Only the lines from the top of the listing below to the line that has "pattern=on 6pt off" should be echoed, with both ends kept and pictures left out.

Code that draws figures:
··········
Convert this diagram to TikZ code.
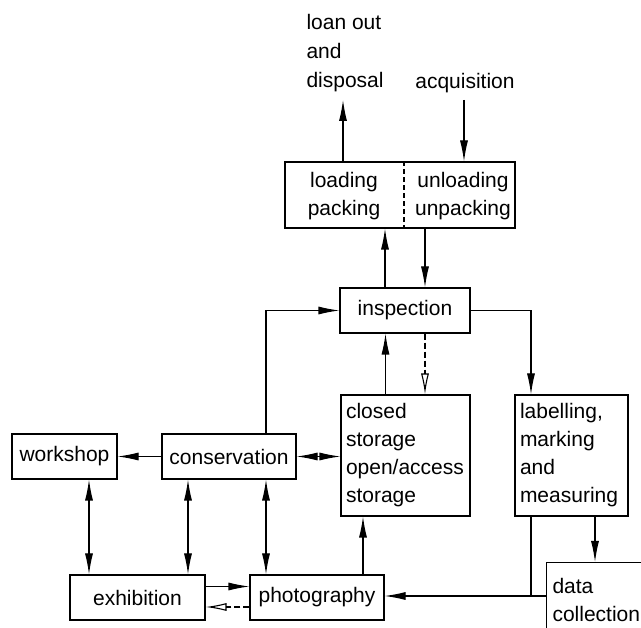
\documentclass[tikz,border=0pt]{standalone}
\usepackage{fontspec}
\setmainfont{Liberation Sans}
\usetikzlibrary{arrows.meta}
\tikzset{every path/.style={line width=1.1pt}, txt/.style={inner sep=0pt, font=\fontsize{21}{28}\selectfont},
 box/.style={draw, line width=1.1pt, rectangle, inner sep=0pt, font=\fontsize{21}{28}\selectfont},
 arr/.style={-{Latex[length=21pt,width=8pt]}}, barr/.style={{Latex[length=21pt,width=8pt]}-{Latex[length=21pt,width=8pt]}},
 darr/.style={dash pattern=on 6pt off 3pt, -{Latex[open,length=21pt,width=8pt]}}}

\begin{document}
\begin{tikzpicture}[x=1pt,y=-1pt]
  \useasboundingbox (0,0) rectangle (641,628);
  % top: loading / unloading
  \node[box,minimum width=230pt,minimum height=66pt] (lp) at (400,195) {};
  \node[txt,align=center] (ld) at (344,196) {loading\\packing};
  \node[txt,align=center] (ul) at (463,196) {unloading\\unpacking};
  \draw[dash pattern=on 5pt off 3pt] ([xshift=4pt]lp.north) -- ([xshift=4pt]lp.south);
  \node[txt,align=left,anchor=west] (loan) at (306,53) {loan out\\[1pt]and\\[1pt]disposal};
  \node[txt] (acq) at (465,83) {acquisition};
  \coordinate (lo) at (343,100);
  \coordinate (aq) at (464,100);
  % boxes
  \node[box,minimum width=130pt,minimum height=45pt] (insp) at (405,310.5) {inspection};
  \node[box,minimum width=129pt,minimum height=121pt,text width=119pt,align=left] (cs) at (405.5,455.5) {closed\\storage\\open/access\\storage};
  \node[box,minimum width=113pt,minimum height=121pt,text width=103pt,align=left] (lab) at (571.5,455.5) {labelling,\\marking\\and\\measuring};
  \node[box,minimum width=105pt,minimum height=45pt] (ws) at (64.5,456.5) {workshop};
  \node[box,minimum width=134pt,minimum height=45pt] (cons) at (229,456.5) {conservation};
  \node[box,minimum width=135pt,minimum height=45pt] (exh) at (137.5,597.5) {exhibition};
  \node[box,minimum width=134pt,minimum height=45pt] (ph) at (317,597.5) {photography};
  \node[box,minimum width=106pt,minimum height=74pt,text width=94pt,align=left,anchor=north west] (dc) at (546,562) {data\\collection};
  \coordinate (jn) at ([xshift=-40.5pt]lab.south);
  % connectors
  \draw[arr] (lp.north -| lo) -- (lo);
  \draw[arr] (aq) -- (lp.north -| aq);
  \draw[arr] ([xshift=-20pt]insp.north) -- ([xshift=-20pt]insp.north |- lp.south);
  \draw[arr] ([xshift=20pt]insp.north |- lp.south) -- ([xshift=20pt]insp.north);
  \draw[arr] ([xshift=-20pt]cs.north) -- ([xshift=-20pt]cs.north |- insp.south);
  \draw[darr] ([xshift=20pt]insp.south) -- ([xshift=20pt]insp.south |- cs.north);
  \draw[arr] (insp.east) -| (lab.north -| jn);
  \draw[arr] ([xshift=37pt]cons.north) |- (insp.west);
  \draw[arr] (cons.west) -- (ws.east);
  \draw[barr] (cons.east) -- (cons.east -| cs.west);
  \draw[barr] ([xshift=24.5pt]ws.south) -- ([xshift=24.5pt]ws.south |- exh.north);
  \draw[barr] ([xshift=-41pt]cons.south) -- ([xshift=-41pt]cons.south |- exh.north);
  \draw[barr] ([xshift=37pt]cons.south) -- ([xshift=37pt]cons.south |- ph.north);
  \draw[arr] ([yshift=11pt]exh.east) -- ([yshift=11pt]exh.east -| ph.west);
  \draw[darr] ([yshift=-9.5pt]ph.west) -- ([yshift=-9.5pt]ph.west -| exh.east);
  \draw[arr] ([xshift=46pt]ph.north) -- ([xshift=46pt]ph.north |- cs.south);
  \draw[arr] ([xshift=23.5pt]lab.south) -- ([xshift=23.5pt]lab.south |- dc.north);
  \draw[arr] (jn) |- ([yshift=1.5pt]ph.east);
  \draw ([yshift=1.5pt]ph.east -| dc.west) -- ([yshift=1.5pt]ph.east -| jn);
\end{tikzpicture}
\end{document}
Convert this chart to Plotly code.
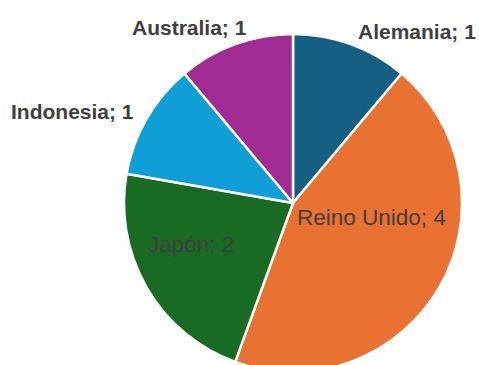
··········
§ **THE OUTPUT**:
Convert this diagram to TikZ code.
\documentclass[tikz,border=0pt]{standalone}
\usepackage{fontspec}
\setmainfont{Liberation Sans}
\usetikzlibrary{arrows.meta}
\tikzset{every path/.style={line width=1.1pt}, txt/.style={inner sep=0pt, font=\fontsize{21}{28}\selectfont},
 box/.style={draw, line width=1.1pt, rectangle, inner sep=0pt, font=\fontsize{21}{28}\selectfont},
 arr/.style={-{Latex[length=21pt,width=8pt]}}, barr/.style={{Latex[length=21pt,width=8pt]}-{Latex[length=21pt,width=8pt]}},
 darr/.style={dash pattern=on 6pt off 3pt, -{Latex[open,length=21pt,width=8pt]}}}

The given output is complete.